Windows NT was originally called NT OS/2, because it was originally going to be Microsoft OS/2 3.0. Part way through development – but at which point Cutler and his team had already got the basics of the OS up and running on Microsoft Jazz workstations (in-house Microsoft workstation design using Intel i860 RISC CPUs) – Microsoft and IBM had a falling out and there was a change of strategy, instead of NT providing a 32-bit OS/2 API, they'd extend the 16-bit Windows 3.x API to 32-bit and use that. So I doubt Cutler would take "extreme umbrage" at something which was the plan at the time he was hired, and remained the plan through the first year or two of NT's development.
> The personalities became containers which is just the windows version of common subsystem virtualization.
Containers and virtualization are (at least somewhat) successors to personalities / environment subsystems in terms of the purpose they serve – but in terms of the actual implementation architecture, they are completely different.
> 32-bit apps, which IBM introduced with OS/2 2.0, were never supported.
This was obviously due to the divorce, but also that the Cruiser API wasn't finalized.
> Our initial OS/2 API set centers around the evolving 32-bit Cruiser, or OS/2 2.0 API set. (The design of Cruiser APIs is being done in parallel with the NT OS/2 design.)
...
> Given the nature of OS/2 design (the joint development agreement), we have had little success in influencing the design of the 2.0 APIs so that they are portable and reasonable to implement on non-x86 systems.
Thanks… I see that’s the NT Design Workbook that shipped as part of the WRK.
Interestingly it does mention 32-bit OS/2 API support (Dos32* APIs).
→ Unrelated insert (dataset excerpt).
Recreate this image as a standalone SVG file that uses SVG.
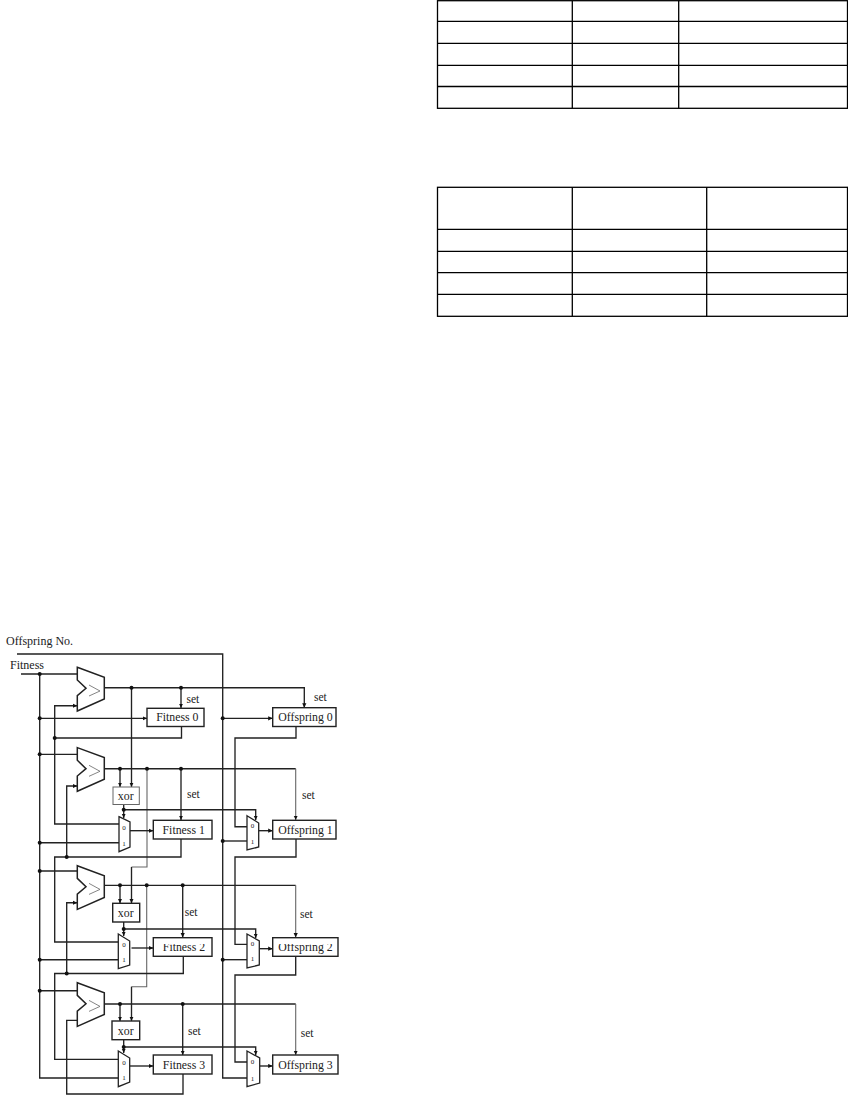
<svg xmlns="http://www.w3.org/2000/svg" width="848" height="1100" viewBox="0 0 848 1100">
<style>
text{font-family:"Liberation Serif","Times New Roman",serif;fill:#222}
.lbl{font-size:12px}
.box{fill:#fff;stroke:#222;stroke-width:1.4}
.thinbox{fill:#fff;stroke:#666;stroke-width:1}
.cmp{fill:#fff;stroke:#222;stroke-width:1.5}
.sym{fill:none;stroke:#666;stroke-width:.8}
.mux{fill:#fff;stroke:#222;stroke-width:1.3}
.mt{font-size:7px;text-anchor:middle}
.nm{font-size:11.8px;text-anchor:middle}
.set{font-size:11.5px}
.w{fill:none;stroke:#222;stroke-width:1.35}
.g{fill:none;stroke:#666;stroke-width:1.1}
.a{marker-end:url(#arr)}
.t{fill:none;stroke:#000;stroke-width:1.3}
circle{fill:#111}
</style>
<defs>
<marker id="arr" markerUnits="userSpaceOnUse" markerWidth="6" markerHeight="6" refX="4.5" refY="2.5" orient="auto"><path d="M0,0.4L4.5,2.5L0,4.6z" fill="#111"/></marker>
<path id="cmpShape" class="cmp" d="M77.3,667.3L104.3,677.3V699L77.3,711V695.7L86,688.3L77.3,680Z"/>
<path id="cmpSym" class="sym" d="M89,685L100,691L89,696"/>
<clipPath id="f2clip"><rect x="150" y="944" width="65" height="14"/></clipPath>
<clipPath id="o2clip"><rect x="270" y="944" width="70" height="14"/></clipPath>
</defs>

<g id="table-1" class="t">
<rect x="437.5" y="0.7" width="410" height="107.6"/>
<path d="M572.3,.7V108.3M678.7,.7V108.3M437.5,21.3H847.5M437.5,43.3H847.5M437.5,65.3H847.5M437.5,86.5H847.5"/>
</g>
<g id="table-2" class="t">
<rect x="437.5" y="187.3" width="410" height="129"/>
<path d="M572.3,187.3V316.3M706.7,187.3V316.3M437.5,229.3H847.5M437.5,251.3H847.5M437.5,272.7H847.5M437.5,294.3H847.5"/>
</g>

<g id="connectors">
<path class="w" d="M17,654H222.7V1078H247"/>
<path class="w" d="M21,674H77.3"/>
<path class="w" d="M39.7,674V1078H118.3"/>
<path class="w a" d="M104,687.7H304.3V707.7"/>
<path class="w a" d="M181,687.7V708"/>
<path class="w a" d="M131.5,687.7V787"/>
<path class="w a" d="M39.7,718.3H147"/>
<path class="w a" d="M222.7,718.3H272.7"/>
<path class="w" d="M181.5,726.5V738H54.7"/>
<path class="w a" d="M119,824H54.7V705.7H77.3"/>
<path class="w" d="M296,726.5V738H235V826.7H247"/>
<path class="w" d="M39.7,754.3H77.3"/>
<path class="w" d="M104,768.7H295.7"/>
<path class="g a" d="M295.7,768.7V820"/>
<path class="w a" d="M120,768.7V787"/>
<path class="w a" d="M181,768.7V820"/>
<path class="g" d="M147,768.7V867H131.5"/>
<path class="w a" d="M131.5,867V903.3"/>
<path class="w a" d="M123.7,804V818"/>
<path class="w a" d="M123.7,809.7H255.7V820"/>
<path class="w a" d="M130,830.7H153.3"/>
<path class="w a" d="M259,830.7H272.7"/>
<path class="w" d="M39.7,842.7H119"/>
<path class="w" d="M222.7,841H247"/>
<path class="w" d="M181,839V857H54.7V942H118.3"/>
<path class="w a" d="M66.7,857V786H77.3"/>
<path class="w" d="M296,839V857H235V944.3H247"/>

<path class="w" d="M39.7,871H77.3"/>
<path class="w" d="M104,885.3H295.7"/>
<path class="g a" d="M295.7,885.3V937.5"/>
<path class="w a" d="M120,885.3V903.3"/>
<path class="w a" d="M182.7,885.3V937.5"/>
<path class="g" d="M146.7,885.3V986.7H131.5"/>
<path class="w a" d="M131.5,986.7V1021"/>
<path class="w a" d="M123.7,922V936"/>
<path class="w a" d="M123.7,929H255.7V938"/>
<path class="w a" d="M131.5,948H153.3"/>
<path class="w a" d="M259.3,948.7H272.7"/>
<path class="w" d="M39.7,959.7H118.3"/>
<path class="w" d="M222.7,959.7H247"/>
<path class="w" d="M183.3,956.3V973.5H54.7V1059.3H118.3"/>
<path class="w a" d="M66.7,973.5V902.7H77.3"/>
<path class="w" d="M295.7,956.3V975H235V1062H247"/>

<path class="w" d="M39.7,990.7H77.3"/>
<path class="w" d="M104,1004H295.7"/>
<path class="g a" d="M295.7,1004V1055"/>
<path class="w a" d="M120,1004V1021"/>
<path class="w a" d="M182.7,1004V1055"/>
<path class="w a" d="M123.7,1039.7V1053"/>
<path class="w a" d="M123.7,1047H255.7V1055"/>
<path class="w a" d="M130,1066H153.3"/>
<path class="w a" d="M259.7,1066H272.7"/>
<path class="w" d="M183,1074V1094H66.7V1020.3H77.3"/>

<g id="junctions">
<circle cx="39.7" cy="674" r="2"/><circle cx="131.5" cy="687.7" r="2"/><circle cx="181" cy="687.7" r="2"/>
<circle cx="39.7" cy="718.3" r="2"/><circle cx="222.7" cy="718.3" r="2"/><circle cx="54.7" cy="738" r="2"/>
<circle cx="39.7" cy="754.3" r="2"/><circle cx="120" cy="768.7" r="2"/><circle cx="147" cy="768.7" r="2"/><circle cx="181" cy="768.7" r="2"/>
<circle cx="123.7" cy="809.7" r="2"/><circle cx="39.7" cy="842.7" r="2"/><circle cx="222.7" cy="841" r="2"/><circle cx="66.7" cy="857" r="2"/>
<circle cx="39.7" cy="871" r="2"/><circle cx="120" cy="885.3" r="2"/><circle cx="146.7" cy="885.3" r="2"/><circle cx="182.7" cy="885.3" r="2"/>
<circle cx="123.7" cy="929" r="2"/><circle cx="39.7" cy="959.7" r="2"/><circle cx="222.7" cy="959.7" r="2"/><circle cx="66.7" cy="973.5" r="2"/>
<circle cx="39.7" cy="990.7" r="2"/><circle cx="120" cy="1004" r="2"/><circle cx="182.7" cy="1004" r="2"/><circle cx="123.7" cy="1047" r="2"/>
</g>
</g>

<g id="labels">
<text class="lbl" x="6" y="645">Offspring No.</text>
<text class="lbl" x="10" y="669">Fitness</text>
<text class="set" x="186.5" y="703">set</text>
<text class="set" x="314" y="701">set</text>
<text class="set" x="187" y="798">set</text>
<text class="set" x="302" y="799">set</text>
<text class="set" x="184.7" y="916">set</text>
<text class="set" x="300" y="918">set</text>
<text class="set" x="188" y="1034.7">set</text>
<text class="set" x="300.7" y="1037">set</text>
</g>

<g id="comparator-0"><use href="#cmpShape"/><use href="#cmpSym"/></g>
<g id="comparator-1" transform="translate(0,80.3)"><use href="#cmpShape"/><use href="#cmpSym"/></g>
<g id="comparator-2" transform="translate(0,198.4)"><use href="#cmpShape"/><use href="#cmpSym"/></g>
<g id="comparator-3" transform="translate(0,315.4)"><use href="#cmpShape"/><use href="#cmpSym"/></g>

<g id="xor-1"><rect class="thinbox" x="113" y="787" width="26.3" height="17.5"/><text class="nm" x="125.7" y="800">xor</text></g>
<g id="xor-2"><rect class="box" x="112.7" y="903.3" width="27" height="18.7"/><text class="nm" x="125.7" y="916.5">xor</text></g>
<g id="xor-3"><rect class="box" x="112" y="1021" width="27.7" height="18.7"/><text class="nm" x="125.7" y="1034.5">xor</text></g>

<g id="fitness-0"><rect class="box" x="147" y="708.3" width="57" height="18.2"/><text class="nm" x="177.3" y="721.3">Fitness 0</text></g>
<g id="fitness-1"><rect class="box" x="153.3" y="820.3" width="58.7" height="18.7"/><text class="nm" x="183.7" y="834">Fitness 1</text></g>
<g id="fitness-2"><rect class="box" x="153.3" y="937.7" width="58.7" height="18.6"/><text class="nm" x="184" y="950.7" clip-path="url(#f2clip)">Fitness 2</text></g>
<g id="fitness-3"><rect class="box" x="153.3" y="1055" width="58.7" height="19"/><text class="nm" x="184" y="1069">Fitness 3</text></g>

<g id="offspring-0"><rect class="box" x="272.7" y="707.7" width="63.3" height="18.8"/><text class="nm" x="305.5" y="721.3">Offspring 0</text></g>
<g id="offspring-1"><rect class="box" x="272.7" y="820.3" width="63.3" height="18.7"/><text class="nm" x="305.5" y="834">Offspring 1</text></g>
<g id="offspring-2"><rect class="box" x="272.7" y="937.7" width="65.3" height="18.6"/><text class="nm" x="305.5" y="950.7" clip-path="url(#o2clip)">Offspring 2</text></g>
<g id="offspring-3"><rect class="box" x="272.7" y="1055" width="65.3" height="19"/><text class="nm" x="305.5" y="1069">Offspring 3</text></g>

<g id="mux-f1"><path class="mux" d="M119,816.7L130,822V847L119,851.7Z"/><text class="mt" x="124" y="830">0</text><text class="mt" x="124" y="846">1</text></g>
<g id="mux-f2"><path class="mux" d="M118.3,934L129.7,941V965L118.3,968.7Z"/><text class="mt" x="124" y="947">0</text><text class="mt" x="124" y="962">1</text></g>
<g id="mux-f3"><path class="mux" d="M118.3,1051L129.7,1058V1082L118.3,1086.7Z"/><text class="mt" x="124" y="1065">0</text><text class="mt" x="124" y="1080">1</text></g>
<g id="mux-o1"><path class="mux" d="M247,815.7L258.7,823V847L247,850Z"/><text class="mt" x="252.5" y="828">0</text><text class="mt" x="252.5" y="844">1</text></g>
<g id="mux-o2"><path class="mux" d="M247,934L259.3,941V965L247,968Z"/><text class="mt" x="252.5" y="946">0</text><text class="mt" x="252.5" y="961">1</text></g>
<g id="mux-o3"><path class="mux" d="M247,1051L259.7,1058V1083L247,1086.7Z"/><text class="mt" x="252.5" y="1064">0</text><text class="mt" x="252.5" y="1081">1</text></g>
</svg>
I’m not sure if this was just a plan never implemented or if they did implement it but pulled it out before shipping NT 3.1.
I now realise Microsoft did ship a beta SDK for OS/2 2.0 - but the last Microsoft pre-release of OS/2 2.0 is missing a lot of stuff compared to the final IBM OS/2 release - most notably the Workplace Shell (WPS). IBM originally planned to ship WPS as part of OfficeVision for OS/2 and only moved it into the core OS/2 product rather late in the 2.0 development cycle.
Not really... although NT was designed to run multiple "personalities" (or "environment subsystems" to use the official term), relatively early in its development they decided to make Win32 the "primary" environment subsystem, with the result that the other two subsystems (OS/2 and POSIX) ended up relying on Win32 for essential system services.
I think this multiple personalities thing was the original vision but it never really took off in the way its original architects intended – although there used to be OS/2 and POSIX subsystems, Microsoft never put a great deal of effort into them, and now them are both dead, so Win32 is the only environment subsystem left.
Yes, there is WSL, but: WSL1 is not an environment subsystem in the classic NT sense – it has a radically different implementation from the old OS/2 and POSIX subsystems, a "picoprocess provider". And WSL2 is just a Linux virtual machine.